Segundo Antonio Urueña es otro de los padres siempre dispuestos a velar por la seguridad e los estudiantes. “Tengo un hijo de nueve años y una hija de 14 que vienen atemorizados. Yo tiemblo de sólo pensar que les pueden dar drogas”, dice. A María Ester Medina le preocupa una situación que vivió su hija, de 14 años, hace poco: “iba caminando con dos amigas y los camioneros que estacionan a pocos metros de la escuela les ofrecieron $ 50 a cambio de sexo. Ellas empezaron a correr asustadas. Desde entonces, no la dejo más volver sola. Los chicos están muy desprotegidos aquí. Por suerte, ahora los padres nos organizamos para hacer vigilancia. Pero es insuficiente”, remarca.

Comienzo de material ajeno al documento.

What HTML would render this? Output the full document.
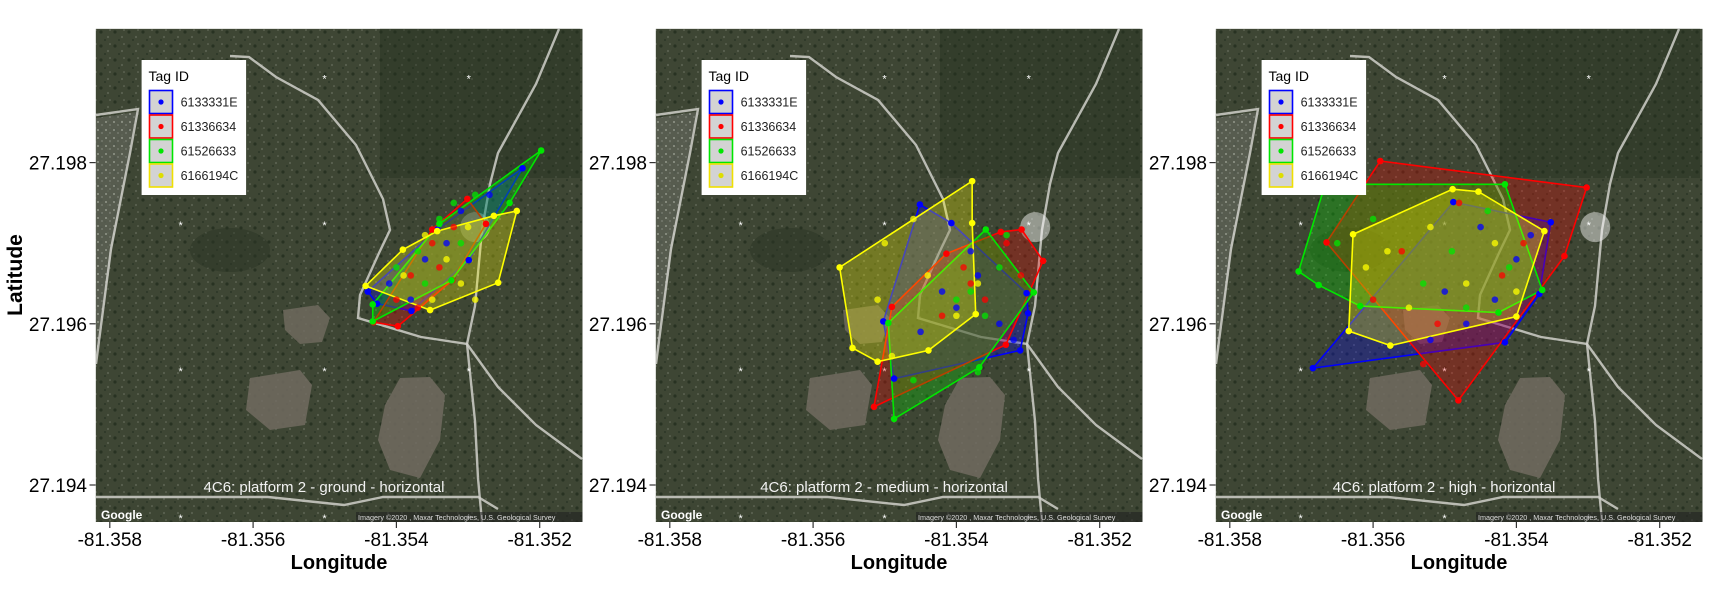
<!DOCTYPE html>
<html><head><meta charset="utf-8">
<style>
html,body{margin:0;padding:0;background:#fff;}
svg{display:block;font-family:"Liberation Sans",Arial,sans-serif;}
</style></head>
<body>
<svg id="chart" width="1712" height="595" viewBox="0 0 1712 595" xmlns="http://www.w3.org/2000/svg">
<defs>
<clipPath id="mapclip"><rect x="95.7" y="28.7" width="486.8" height="493.3"/></clipPath>
<pattern id="tex" width="14" height="14" patternUnits="userSpaceOnUse">
<rect width="14" height="14" fill="#3e4634"/>
<circle cx="3" cy="4" r="1.6" fill="#283222"/><circle cx="10" cy="9" r="1.1" fill="#5a6150"/>
<circle cx="7" cy="12" r="1" fill="#2b3626"/><circle cx="12" cy="2" r="0.8" fill="#6d7262"/>
</pattern>
<pattern id="tex2" width="8" height="8" patternUnits="userSpaceOnUse">
<rect width="8" height="8" fill="#5d6256"/>
<circle cx="2" cy="2" r="1" fill="#a8aba0"/><circle cx="6" cy="5" r="0.9" fill="#8d9086"/>
</pattern>
</defs>
<text x="22" y="275" transform="rotate(-90 22 275)" text-anchor="middle" font-size="21" font-weight="bold" fill="#000">Latitude</text>
</svg>
<script>
const panelTitles = ["4C6: platform 2 - ground - horizontal","4C6: platform 2 - medium - horizontal","4C6: platform 2 - high - horizontal"];
const panelNames = ["ground","medium","high"];
const tagIds = ["6133331E","61336634","61526633","6166194C"];
const tagColors = ["#0000ff","#ff0000","#00e600","#ffff00"];
const lonTicks = [-81.358,-81.356,-81.354,-81.352];
const latTicks = [27.198,27.196,27.194];

// convex hulls [lon,lat] per panel, order: blue, red, green, yellow
const hullsGround = [
 [[-81.35224,27.19793],[-81.35299,27.19679],[-81.35379,27.19616],[-81.35427,27.19625],[-81.35440,27.19640],[-81.35343,27.19717]],
 [[-81.35301,27.19755],[-81.35275,27.19724],[-81.35322,27.19654],[-81.35398,27.19597],[-81.35432,27.19602],[-81.35350,27.19717]],
 [[-81.35198,27.19815],[-81.35242,27.19750],[-81.35323,27.19654],[-81.35433,27.19603],[-81.35433,27.19624],[-81.35340,27.19724]],
 [[-81.35232,27.19740],[-81.35258,27.19651],[-81.35353,27.19617],[-81.35443,27.19647],[-81.35391,27.19692],[-81.35343,27.19715],[-81.35264,27.19734]]
];
const hullsMedium = [
 [[-81.35451,27.19748],[-81.35407,27.19725],[-81.35302,27.19638],[-81.35300,27.19613],[-81.35311,27.19567],[-81.35487,27.19532],[-81.35502,27.19603]],
 [[-81.35515,27.19497],[-81.35490,27.19621],[-81.35414,27.19687],[-81.35338,27.19714],[-81.35309,27.19717],[-81.35279,27.19678],[-81.35331,27.19574]],
 [[-81.35487,27.19482],[-81.35495,27.19601],[-81.35359,27.19717],[-81.35292,27.19639],[-81.35368,27.19546]],
 [[-81.35378,27.19777],[-81.35378,27.19725],[-81.35373,27.19612],[-81.35439,27.19567],[-81.35510,27.19553],[-81.35545,27.19570],[-81.35563,27.19670]]
];
const hullsHigh = [
 [[-81.35684,27.19545],[-81.35416,27.19577],[-81.35368,27.19637],[-81.35352,27.19726],[-81.35488,27.19751]],
 [[-81.35590,27.19802],[-81.35302,27.19769],[-81.35333,27.19684],[-81.35481,27.19505],[-81.35665,27.19701]],
 [[-81.35704,27.19665],[-81.35676,27.19648],[-81.35618,27.19622],[-81.35425,27.19614],[-81.35364,27.19642],[-81.35416,27.19773],[-81.35667,27.19773]],
 [[-81.35628,27.19711],[-81.35634,27.19591],[-81.35576,27.19573],[-81.35400,27.19609],[-81.35361,27.19715],[-81.35453,27.19764],[-81.35489,27.19767]]
];
// interior fixes per panel
const pointsGround = [
 [[-81.3531,27.1974],[-81.3536,27.1968],[-81.3541,27.1965],[-81.3527,27.1976],[-81.3538,27.1963],[-81.3533,27.1970]],
 [[-81.3538,27.1966],[-81.3535,27.1970],[-81.3540,27.1963],[-81.3532,27.1972],[-81.3537,27.1962],[-81.3534,27.1967]],
 [[-81.3534,27.1973],[-81.3537,27.1969],[-81.3532,27.1975],[-81.3540,27.1967],[-81.3529,27.1976],[-81.3536,27.1965],[-81.3531,27.1970]],
 [[-81.3536,27.1971],[-81.3533,27.1968],[-81.3539,27.1966],[-81.3530,27.1972],[-81.3531,27.1965],[-81.3529,27.1963],[-81.3535,27.1963]]
];
const pointsMedium = [
 [[-81.3537,27.1966],[-81.3540,27.1962],[-81.3534,27.1960],[-81.3545,27.1959],[-81.3532,27.1958],[-81.3538,27.1969],[-81.3542,27.1964]],
 [[-81.3539,27.1967],[-81.3536,27.1963],[-81.3533,27.1970],[-81.3542,27.1961],[-81.3531,27.1966],[-81.3538,27.1965]],
 [[-81.3538,27.1964],[-81.3534,27.1967],[-81.3536,27.1961],[-81.3533,27.1971],[-81.3540,27.1963],[-81.3546,27.1953],[-81.3537,27.1954]],
 [[-81.3550,27.1970],[-81.3544,27.1966],[-81.3551,27.1963],[-81.3546,27.1973],[-81.3537,27.1965],[-81.3549,27.1956],[-81.3540,27.1961]]
];
const pointsHigh = [
 [[-81.3545,27.1972],[-81.3550,27.1964],[-81.3540,27.1968],[-81.3547,27.1960],[-81.3543,27.1963],[-81.3552,27.1958],[-81.3538,27.1971]],
 [[-81.3548,27.1975],[-81.3556,27.1969],[-81.3542,27.1966],[-81.3551,27.1960],[-81.3560,27.1963],[-81.3539,27.1970],[-81.3553,27.1955]],
 [[-81.3560,27.1973],[-81.3549,27.1969],[-81.3544,27.1974],[-81.3553,27.1965],[-81.3541,27.1967],[-81.3565,27.1970],[-81.3547,27.1962]],
 [[-81.3558,27.1969],[-81.3547,27.1965],[-81.3552,27.1972],[-81.3543,27.1970],[-81.3555,27.1962],[-81.3540,27.1964],[-81.3561,27.1967]]
];
const tower = [-81.3529, 27.1972];

const allHulls = [hullsGround, hullsMedium, hullsHigh];
const allPoints = [pointsGround, pointsMedium, pointsHigh];

const NS = "http://www.w3.org/2000/svg";
const svg = document.getElementById("chart");
const PANEL_DX = 560;
function xScale(lon){ return 109.8 + (lon + 81.358) / 0.002 * 143.3; }
function yScale(lat){ return 162.6 + (27.198 - lat) / 0.002 * 161.2; }
function mk(tag, attrs, parent){
  const e = document.createElementNS(NS, tag);
  for (const k in attrs) e.setAttribute(k, attrs[k]);
  parent.appendChild(e); return e;
}

for (let p = 0; p < 3; p++) {
  const g = mk("g", {transform: "translate(" + (p * PANEL_DX) + ",0)"}, svg);
  
  

  const map = mk("g", {"clip-path": "url(#mapclip)"}, g);
  
  
  mk("rect", {x: 95.7, y: 28.7, width: 486.8, height: 493.3, fill: "url(#tex)"}, map);
  mk("path", {d: "M96,118 L136,112 L128,160 L112,250 L96,360 Z", fill: "url(#tex2)", opacity: 0.8}, map);
  mk("rect", {x: 380, y: 28, width: 200, height: 150, fill: "#24301f", opacity: 0.4}, map);
  mk("ellipse", {cx: 230, cy: 250, rx: 40, ry: 22, fill: "#2a3424", opacity: 0.5}, map);
  // lakes
  mk("path", {d: "M283,310 L318,305 L330,318 L322,342 L300,344 L285,330 Z", fill: "#6f6a5e", opacity: 0.85}, map);
  mk("path", {d: "M250,378 L300,370 L312,385 L305,425 L270,430 L246,410 Z", fill: "#716b60", opacity: 0.85}, map);
  mk("path", {d: "M400,378 L430,377 L445,395 L440,440 L420,478 L390,470 L378,440 L385,405 Z", fill: "#716b60", opacity: 0.85}, map);
  // roads
  const roads = [
    "M96,115 L138,109 L130,153 L111,249 L96,364",
    "M230,56 L249,57 L276,77 L318,100 L356,145 L383,199 L390,230 L379,253 L360,295 L358,318 L421,337 L467,344 L498,387 L536,425 L582,459",
    "M559,29 L536,84 L498,153 L490,184 L482,230 L475,306 L467,344 L475,421 L478,478 L482,522",
    "M96,497 L268,497 L344,505 L383,497 L478,497 L498,509"
  ];
  roads.forEach(function(d){ mk("path", {d: d, fill: "none", stroke: "#d0d0ca", "stroke-width": 2.4, opacity: 0.85}, map); });
  // grid asterisks
  [180.6, 324.5, 468.8].forEach(function(ax){
    [78.5, 225, 371, 518].forEach(function(ay){
      const t = mk("text", {x: ax, y: ay + 4, "text-anchor": "middle", "font-size": 11, fill: "#fff"}, map);
      t.textContent = "*";
    });
  });
  // tower
  mk("circle", {cx: xScale(tower[0]), cy: yScale(tower[1]), r: 15, fill: "#ffffff", opacity: 0.45}, map);

  // hulls
  const hulls = allHulls[p], pts = allPoints[p];
  for (let s = 0; s < 4; s++) {
    const h = hulls[s];
    const poly = mk("polygon", {points: h.map(function(v){ return xScale(v[0]) + "," + yScale(v[1]); }).join(" "),
      fill: tagColors[s], "fill-opacity": 0.28, stroke: tagColors[s], "stroke-width": 1.6}, map);
    
    
  }
  for (let s = 0; s < 4; s++) {
    const all = hulls[s].concat(pts[s]);
    all.forEach(function(v, i){
      const c = mk("circle", {cx: xScale(v[0]), cy: yScale(v[1]), r: 3.3, fill: tagColors[s], opacity: i < hulls[s].length ? 1 : 0.75}, map);
      
      
    });
  }
  // caption, attributions
  const cap = mk("text", {x: 324, y: 492, "text-anchor": "middle", "font-size": 15, fill: "#f2f2f2"}, map);
  cap.textContent = panelTitles[p];
  
  
  const gl = mk("text", {x: 101, y: 519, "font-size": 12, fill: "#fff", "font-weight": "bold"}, map);
  gl.textContent = "Google";
  
  
  mk("rect", {x: 356, y: 512, width: 227, height: 10, fill: "#222", opacity: 0.6}, map);
  const at = mk("text", {x: 358, y: 520, "font-size": 7.2, fill: "#ddd"}, map);
  at.textContent = "Imagery \u00a92020 , Maxar Technologies, U.S. Geological Survey";
  
  

  // legend
  const lg = mk("g", {}, g);
  
  
  mk("rect", {x: 141.6, y: 60, width: 104.5, height: 135, fill: "#fff"}, lg);
  const lt = mk("text", {x: 148.5, y: 81, "font-size": 14, fill: "#000"}, lg);
  lt.textContent = "Tag ID";
  for (let s = 0; s < 4; s++) {
    const ky = 90.5 + s * 24.5;
    const le = mk("g", {}, lg);
    
    
    mk("rect", {x: 149.5, y: ky, width: 23, height: 23, fill: "#d3d3d3", stroke: tagColors[s] === "#ffff00" ? "#f0e000" : tagColors[s], "stroke-width": 1.6}, le);
    mk("circle", {cx: 161, cy: ky + 11.5, r: 2.6, fill: tagColors[s] === "#ffff00" ? "#dede00" : tagColors[s]}, le);
    const tx = mk("text", {x: 180.6, y: ky + 16, "font-size": 12.5, fill: "#222"}, le);
    tx.textContent = tagIds[s];
  }

  // axes
  const ax = mk("g", {}, g);
  
  
  lonTicks.forEach(function(v){
    const x = xScale(v);
    mk("line", {x1: x, x2: x, y1: 522, y2: 528, stroke: "#333", "stroke-width": 1.2}, ax);
    const t = mk("text", {x: x, y: 546, "text-anchor": "middle", "font-size": 19, fill: "#000"}, ax);
    t.textContent = v.toFixed(3);
  });
  const xt = mk("text", {x: 339, y: 569, "text-anchor": "middle", "font-size": 20, "font-weight": "bold", fill: "#000"}, g);
  xt.textContent = "Longitude";
  
  
  const ay = mk("g", {}, g);
  
  
  latTicks.forEach(function(v){
    const y = yScale(v);
    mk("line", {x1: 89.5, x2: 95.7, y1: y, y2: y, stroke: "#333", "stroke-width": 1.2}, ay);
    const t = mk("text", {x: 87, y: y + 7, "text-anchor": "end", "font-size": 19, fill: "#000"}, ay);
    t.textContent = v.toFixed(3);
  });
}
</script>
</body></html>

Según los padres, los docentes están al tanto de lo que ocurre, pero no pueden hacer mucho. “Ingresan en grupos de seis o siete jóvenes. Uno los corre. Pero mucho más no se puede hacer”, dice la profesora Sandoval. A pocos metros de ella, Rosario tiene una carta en la mano que hace firmar a las mamás y a los papás. Y los invita a una nueva reunión para el jueves a la noche. Allí organizarán las nuevas guardias de vigilancia. Y pensarán a quién más pedir ayuda.